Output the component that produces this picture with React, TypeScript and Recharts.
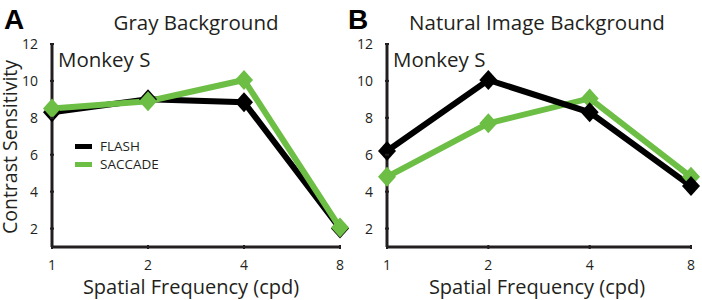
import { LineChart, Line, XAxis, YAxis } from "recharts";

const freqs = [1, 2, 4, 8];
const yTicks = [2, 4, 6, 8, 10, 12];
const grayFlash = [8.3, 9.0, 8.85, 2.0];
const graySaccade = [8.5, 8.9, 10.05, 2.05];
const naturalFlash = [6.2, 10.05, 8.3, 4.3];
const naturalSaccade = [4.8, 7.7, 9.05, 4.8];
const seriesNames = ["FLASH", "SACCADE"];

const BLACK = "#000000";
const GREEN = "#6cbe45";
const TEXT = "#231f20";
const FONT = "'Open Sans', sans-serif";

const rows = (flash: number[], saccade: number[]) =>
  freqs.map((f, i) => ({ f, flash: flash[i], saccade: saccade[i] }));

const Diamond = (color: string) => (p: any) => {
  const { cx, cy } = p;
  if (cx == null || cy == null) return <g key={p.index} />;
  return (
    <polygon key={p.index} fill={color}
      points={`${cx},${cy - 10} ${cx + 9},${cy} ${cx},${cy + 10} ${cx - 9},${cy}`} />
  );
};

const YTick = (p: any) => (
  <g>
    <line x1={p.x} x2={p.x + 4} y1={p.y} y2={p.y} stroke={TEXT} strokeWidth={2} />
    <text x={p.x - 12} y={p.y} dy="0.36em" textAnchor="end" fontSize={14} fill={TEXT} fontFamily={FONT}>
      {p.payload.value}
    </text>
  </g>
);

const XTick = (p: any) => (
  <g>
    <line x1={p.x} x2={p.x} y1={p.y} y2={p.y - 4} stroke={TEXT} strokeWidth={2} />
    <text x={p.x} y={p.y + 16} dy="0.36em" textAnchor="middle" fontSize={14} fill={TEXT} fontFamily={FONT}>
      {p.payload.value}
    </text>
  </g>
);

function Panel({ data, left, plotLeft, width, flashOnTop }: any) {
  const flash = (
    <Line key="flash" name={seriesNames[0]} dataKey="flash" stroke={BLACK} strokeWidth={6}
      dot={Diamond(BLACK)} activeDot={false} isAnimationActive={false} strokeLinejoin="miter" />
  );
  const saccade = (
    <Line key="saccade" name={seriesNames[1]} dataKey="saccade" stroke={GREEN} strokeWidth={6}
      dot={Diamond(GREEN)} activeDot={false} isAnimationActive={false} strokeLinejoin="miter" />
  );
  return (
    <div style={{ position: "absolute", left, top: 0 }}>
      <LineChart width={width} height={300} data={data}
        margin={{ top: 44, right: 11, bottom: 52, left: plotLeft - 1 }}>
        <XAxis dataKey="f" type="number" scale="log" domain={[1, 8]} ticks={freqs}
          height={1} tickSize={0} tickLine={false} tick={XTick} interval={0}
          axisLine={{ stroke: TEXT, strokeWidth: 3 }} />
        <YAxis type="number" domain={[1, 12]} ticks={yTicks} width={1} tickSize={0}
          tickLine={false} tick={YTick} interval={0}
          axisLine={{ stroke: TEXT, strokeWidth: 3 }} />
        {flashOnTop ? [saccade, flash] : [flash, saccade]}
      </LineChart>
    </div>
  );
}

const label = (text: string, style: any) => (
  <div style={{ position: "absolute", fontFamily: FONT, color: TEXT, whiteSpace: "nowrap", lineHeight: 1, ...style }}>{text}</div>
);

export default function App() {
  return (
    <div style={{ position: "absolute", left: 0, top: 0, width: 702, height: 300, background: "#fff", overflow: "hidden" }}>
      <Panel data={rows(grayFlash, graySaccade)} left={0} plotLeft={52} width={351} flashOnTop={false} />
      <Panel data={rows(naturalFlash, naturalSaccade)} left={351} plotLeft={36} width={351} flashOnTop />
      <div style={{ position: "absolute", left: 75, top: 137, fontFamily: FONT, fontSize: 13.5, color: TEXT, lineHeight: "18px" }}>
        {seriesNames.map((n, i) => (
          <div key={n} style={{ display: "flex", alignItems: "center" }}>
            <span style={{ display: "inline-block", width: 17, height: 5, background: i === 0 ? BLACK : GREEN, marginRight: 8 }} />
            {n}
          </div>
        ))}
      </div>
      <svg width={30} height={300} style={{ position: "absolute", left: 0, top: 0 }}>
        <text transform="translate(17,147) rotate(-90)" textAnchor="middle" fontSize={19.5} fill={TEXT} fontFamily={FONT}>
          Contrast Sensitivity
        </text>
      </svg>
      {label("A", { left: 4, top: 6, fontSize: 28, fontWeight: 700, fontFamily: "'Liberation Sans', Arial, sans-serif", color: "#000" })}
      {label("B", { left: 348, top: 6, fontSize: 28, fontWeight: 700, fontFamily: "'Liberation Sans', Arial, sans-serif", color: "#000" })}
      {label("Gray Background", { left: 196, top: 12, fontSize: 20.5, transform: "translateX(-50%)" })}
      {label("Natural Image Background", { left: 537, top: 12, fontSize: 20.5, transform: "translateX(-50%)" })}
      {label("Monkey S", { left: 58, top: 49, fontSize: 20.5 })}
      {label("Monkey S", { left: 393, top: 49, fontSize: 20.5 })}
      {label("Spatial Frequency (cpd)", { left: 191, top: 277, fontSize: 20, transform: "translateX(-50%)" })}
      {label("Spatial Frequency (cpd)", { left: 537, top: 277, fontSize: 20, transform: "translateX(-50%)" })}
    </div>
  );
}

What this task involves -
Skip the pictures and restate exactly the lines from the beginning of the listing to the line with "freqs.map((f, i) =>", that line included.

Solved problem -
Output the component that produces this picture with React, TypeScript and Recharts.
import { LineChart, Line, XAxis, YAxis } from "recharts";

const freqs = [1, 2, 4, 8];
const yTicks = [2, 4, 6, 8, 10, 12];
const grayFlash = [8.3, 9.0, 8.85, 2.0];
const graySaccade = [8.5, 8.9, 10.05, 2.05];
const naturalFlash = [6.2, 10.05, 8.3, 4.3];
const naturalSaccade = [4.8, 7.7, 9.05, 4.8];
const seriesNames = ["FLASH", "SACCADE"];

const BLACK = "#000000";
const GREEN = "#6cbe45";
const TEXT = "#231f20";
const FONT = "'Open Sans', sans-serif";

const rows = (flash: number[], saccade: number[]) =>
  freqs.map((f, i) => ({ f, flash: flash[i], saccade: saccade[i] }));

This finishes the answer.